◆ REQUIRED TASK: Can you print the data exactly and leave out each image?

◆ RECORDS FOR THIS TASK:

+++

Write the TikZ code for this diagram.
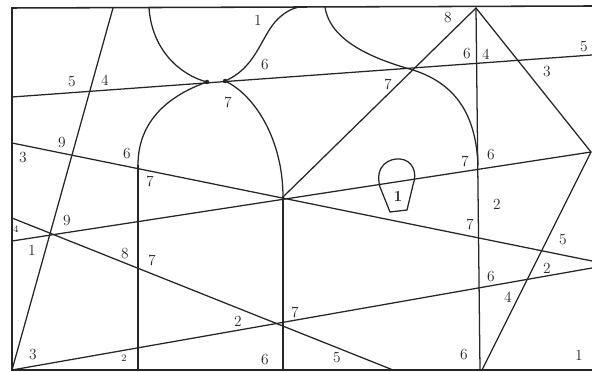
\documentclass[tikz,border=0pt]{standalone}
\usepackage{xcolor}
\definecolor{ink}{HTML}{262626}
\usepackage{tikz}
\usetikzlibrary{calc}
\tikzset{
    pic_frame/.style={draw=ink, line width=1.1pt},
    pic_line/.style={draw=ink, line width=0.9pt, line cap=round, line join=round},
    pic_num/.style={text=ink, font=\fontsize{11}{12}\selectfont, inner sep=0pt},
    pic_tiny/.style={text=ink, font=\scriptsize, inner sep=0pt},
    pic_mark/.style={text=ink, font=\bfseries\fontsize{11}{12}\selectfont, inner sep=0pt}
}

\begin{document}
\begin{tikzpicture}[x=0.025cm, y=-0.025cm]
\useasboundingbox (0,0) rectangle (592,372);
% frame corners
\coordinate (tl) at (12,8);
\coordinate (tr) at (592,6);
\coordinate (bl) at (12,370);
\coordinate (br) at (592,370);
% points where lines meet
\coordinate (apex) at (476,8);
\coordinate (hub) at (283,197);
\coordinate (east) at (591,152);
\coordinate (knotl) at (207,82);
\coordinate (knotr) at (225,81);
\coordinate (archl) at (138,165);
\coordinate (bend) at (413,70);
\coordinate (bendlow) at (478,165);

\draw[pic_frame] (tr) -- (tl) -- (bl) -- (br);

% straight lines
\draw[pic_line] (113,8) -- (bl);
\draw[pic_line] (12,97) -- (592,55);
\draw[pic_line] (12,143) -- (592,261);
\draw[pic_line] (12,241) -- (east);
\draw[pic_line] (12,218) -- (393,370);
\draw[pic_line] (bl) -- (592,268);
\draw[pic_line] (archl) -- (138,370);
\draw[pic_line] (hub) -- (283,370);
\draw[pic_line] (hub) -- (apex);
\draw[pic_line] (apex) -- (480,370);
\draw[pic_line] (apex) -- (east);
\draw[pic_line] (east) -- (482,370);

% curves
\draw[pic_line] (149,8) .. controls (152,50) and (180,75) .. (knotl);
\draw[pic_line] (knotl) .. controls (170,95) and (138,120) .. (archl);
\draw[pic_line] (knotr) .. controls (255,95) and (283,140) .. (hub);
\draw[pic_line] (knotr) .. controls (255,68) and (260,40) .. (275,22) .. controls (283,13) and (292,8) .. (300,7);
\draw[pic_line] (325,7) .. controls (330,40) and (370,58) .. (bend) .. controls (460,85) and (476,120) .. (bendlow);
\fill[ink] (knotl) circle (1.6pt) (knotr) circle (1.6pt);

% lamp
\draw[pic_line] (380,187) .. controls (374,165) and (390,158) .. (400,159) .. controls (412,160) and (418,172) .. (413,185) -- (407,210) -- (390,212) -- cycle;
\node[pic_mark] (lampnum) at (398,196) {1};

% numbers
\foreach \x/\y/\t [count=\i] in {258/20/1, 265/65/6, 72/82/5, 105/80/4, 228/102/7,
    62/143/9, 23/158/3, 127/154/6, 150/181/7, 448/18/8, 467/54/6, 486/54/4,
    584/47/5, 547/72/3, 388/84/7, 465/161/7, 491/155/6, 497/204/2, 470/224/7,
    563/240/5, 547/268/2, 491/277/6, 508/297/4, 464/355/6, 579/355/1, 337/358/5,
    295/312/7, 238/321/2, 265/360/6, 33/355/3, 125/254/8, 152/260/7, 32/250/1,
    67/221/9}
    \node[pic_num] (num\i) at (\x,\y) {\t};
\node[pic_tiny] (numa) at (16,229) {4};
\node[pic_tiny] (numb) at (124,358) {2};
\end{tikzpicture}
\end{document}
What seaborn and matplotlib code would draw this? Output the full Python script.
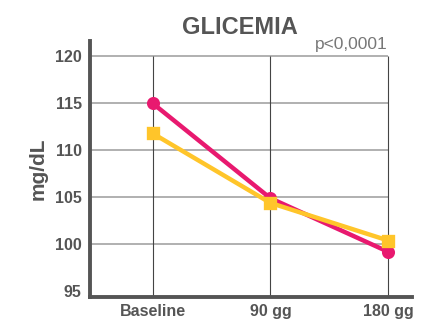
import matplotlib
matplotlib.use("Agg")
import matplotlib.pyplot as plt
import seaborn as sns
import pandas as pd

# Values
doses = ["Baseline", "90 gg", "180 gg"]
group_a = [115.0, 104.9, 99.2]   # pink, circles
group_b = [111.8, 104.4, 100.4]  # yellow, squares
y_ticks = [95, 100, 105, 110, 115, 120]

df = pd.DataFrame({
    "dose": doses * 2,
    "value": group_a + group_b,
    "group": ["A"] * 3 + ["B"] * 3,
})

sns.set_style("white")
plt.rcParams["font.family"] = ["Liberation Sans", "DejaVu Sans"]

grey = "#555555"
fig = plt.figure(figsize=(4.25, 3.19), dpi=100)
ax = fig.add_axes([0.212, 0.069, 0.757, 0.802])

ymin, ymax = 94.4, 121.6
# background grid: a box of lines ending at the last category / top tick
for y in y_ticks[1:]:
    ax.hlines(y, -0.53, 2, color="#aaaaaa", lw=1.3, zorder=1)
ax.vlines(range(len(doses)), ymin, y_ticks[-1], color="#444444", lw=0.8, zorder=1)

sns.pointplot(data=df, x="dose", y="value", hue="group", order=doses,
              palette={"A": "#E8196F", "B": "#FFC52A"}, markers=["o", "s"],
              linestyles="-", markersize=7, linewidth=3.2, errorbar=None,
              legend=False, ax=ax, zorder=3)

ax.set_xlim(-0.53, 2.2)
ax.set_ylim(ymin, ymax)
ax.set_yticks(y_ticks)
ax.set_yticklabels([str(t) for t in y_ticks], fontsize=11.5,
                   fontweight="bold", color=grey)
ax.set_xticks(range(len(doses)))
ax.set_xticklabels(doses, fontsize=11.5, fontweight="bold", color=grey)
ax.tick_params(length=0, pad=6)
ax.tick_params(axis="x", pad=5)
ax.set_xlabel("")
ax.set_ylabel("mg/dL", fontsize=15, fontweight="bold", color=grey, labelpad=5)

for side in ["top", "right"]:
    ax.spines[side].set_visible(False)
for side in ["left", "bottom"]:
    ax.spines[side].set_color(grey)
    ax.spines[side].set_linewidth(2.8)

fig.text(0.565, 0.915, "GLICEMIA", ha="center", va="center",
         fontsize=17, fontweight="bold", color=grey)
fig.text(0.913, 0.862, "p<0,0001", ha="right", va="center",
         fontsize=12.5, color="#777777")

fig.savefig("out.png", dpi=100)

+++

◆ EXERCISE RESPONSE:
Write the TikZ code for this diagram.
\documentclass[tikz,border=0pt]{standalone}
\usepackage{xcolor}
\definecolor{ink}{HTML}{262626}
\usepackage{tikz}
\usetikzlibrary{calc}
\tikzset{
    pic_frame/.style={draw=ink, line width=1.1pt},
    pic_line/.style={draw=ink, line width=0.9pt, line cap=round, line join=round},
    pic_num/.style={text=ink, font=\fontsize{11}{12}\selectfont, inner sep=0pt},
    pic_tiny/.style={text=ink, font=\scriptsize, inner sep=0pt},
    pic_mark/.style={text=ink, font=\bfseries\fontsize{11}{12}\selectfont, inner sep=0pt}
}

\begin{document}
\begin{tikzpicture}[x=0.025cm, y=-0.025cm]
\useasboundingbox (0,0) rectangle (592,372);
% frame corners
\coordinate (tl) at (12,8);
\coordinate (tr) at (592,6);
\coordinate (bl) at (12,370);
\coordinate (br) at (592,370);
% points where lines meet
\coordinate (apex) at (476,8);
\coordinate (hub) at (283,197);
\coordinate (east) at (591,152);
\coordinate (knotl) at (207,82);
\coordinate (knotr) at (225,81);
\coordinate (archl) at (138,165);
\coordinate (bend) at (413,70);
\coordinate (bendlow) at (478,165);

\draw[pic_frame] (tr) -- (tl) -- (bl) -- (br);

% straight lines
\draw[pic_line] (113,8) -- (bl);
\draw[pic_line] (12,97) -- (592,55);
\draw[pic_line] (12,143) -- (592,261);
\draw[pic_line] (12,241) -- (east);
\draw[pic_line] (12,218) -- (393,370);
\draw[pic_line] (bl) -- (592,268);
\draw[pic_line] (archl) -- (138,370);
\draw[pic_line] (hub) -- (283,370);
\draw[pic_line] (hub) -- (apex);
\draw[pic_line] (apex) -- (480,370);
\draw[pic_line] (apex) -- (east);
\draw[pic_line] (east) -- (482,370);

% curves
\draw[pic_line] (149,8) .. controls (152,50) and (180,75) .. (knotl);
\draw[pic_line] (knotl) .. controls (170,95) and (138,120) .. (archl);
\draw[pic_line] (knotr) .. controls (255,95) and (283,140) .. (hub);
\draw[pic_line] (knotr) .. controls (255,68) and (260,40) .. (275,22) .. controls (283,13) and (292,8) .. (300,7);
\draw[pic_line] (325,7) .. controls (330,40) and (370,58) .. (bend) .. controls (460,85) and (476,120) .. (bendlow);
\fill[ink] (knotl) circle (1.6pt) (knotr) circle (1.6pt);

% lamp
\draw[pic_line] (380,187) .. controls (374,165) and (390,158) .. (400,159) .. controls (412,160) and (418,172) .. (413,185) -- (407,210) -- (390,212) -- cycle;
\node[pic_mark] (lampnum) at (398,196) {1};

% numbers
\foreach \x/\y/\t [count=\i] in {258/20/1, 265/65/6, 72/82/5, 105/80/4, 228/102/7,
    62/143/9, 23/158/3, 127/154/6, 150/181/7, 448/18/8, 467/54/6, 486/54/4,
    584/47/5, 547/72/3, 388/84/7, 465/161/7, 491/155/6, 497/204/2, 470/224/7,
    563/240/5, 547/268/2, 491/277/6, 508/297/4, 464/355/6, 579/355/1, 337/358/5,
    295/312/7, 238/321/2, 265/360/6, 33/355/3, 125/254/8, 152/260/7, 32/250/1,
    67/221/9}
    \node[pic_num] (num\i) at (\x,\y) {\t};
\node[pic_tiny] (numa) at (16,229) {4};
\node[pic_tiny] (numb) at (124,358) {2};
\end{tikzpicture}
\end{document}
What seaborn and matplotlib code would draw this? Output the full Python script.
import matplotlib
matplotlib.use("Agg")
import matplotlib.pyplot as plt
import seaborn as sns
import pandas as pd

# Values
doses = ["Baseline", "90 gg", "180 gg"]
group_a = [115.0, 104.9, 99.2]   # pink, circles
group_b = [111.8, 104.4, 100.4]  # yellow, squares
y_ticks = [95, 100, 105, 110, 115, 120]

df = pd.DataFrame({
    "dose": doses * 2,
    "value": group_a + group_b,
    "group": ["A"] * 3 + ["B"] * 3,
})

sns.set_style("white")
plt.rcParams["font.family"] = ["Liberation Sans", "DejaVu Sans"]

grey = "#555555"
fig = plt.figure(figsize=(4.25, 3.19), dpi=100)
ax = fig.add_axes([0.212, 0.069, 0.757, 0.802])

ymin, ymax = 94.4, 121.6
# background grid: a box of lines ending at the last category / top tick
for y in y_ticks[1:]:
    ax.hlines(y, -0.53, 2, color="#aaaaaa", lw=1.3, zorder=1)
ax.vlines(range(len(doses)), ymin, y_ticks[-1], color="#444444", lw=0.8, zorder=1)

sns.pointplot(data=df, x="dose", y="value", hue="group", order=doses,
              palette={"A": "#E8196F", "B": "#FFC52A"}, markers=["o", "s"],
              linestyles="-", markersize=7, linewidth=3.2, errorbar=None,
              legend=False, ax=ax, zorder=3)

ax.set_xlim(-0.53, 2.2)
ax.set_ylim(ymin, ymax)
ax.set_yticks(y_ticks)
ax.set_yticklabels([str(t) for t in y_ticks], fontsize=11.5,
                   fontweight="bold", color=grey)
ax.set_xticks(range(len(doses)))
ax.set_xticklabels(doses, fontsize=11.5, fontweight="bold", color=grey)
ax.tick_params(length=0, pad=6)
ax.tick_params(axis="x", pad=5)
ax.set_xlabel("")
ax.set_ylabel("mg/dL", fontsize=15, fontweight="bold", color=grey, labelpad=5)

for side in ["top", "right"]:
    ax.spines[side].set_visible(False)
for side in ["left", "bottom"]:
    ax.spines[side].set_color(grey)
    ax.spines[side].set_linewidth(2.8)

fig.text(0.565, 0.915, "GLICEMIA", ha="center", va="center",
         fontsize=17, fontweight="bold", color=grey)
fig.text(0.913, 0.862, "p<0,0001", ha="right", va="center",
         fontsize=12.5, color="#777777")

fig.savefig("out.png", dpi=100)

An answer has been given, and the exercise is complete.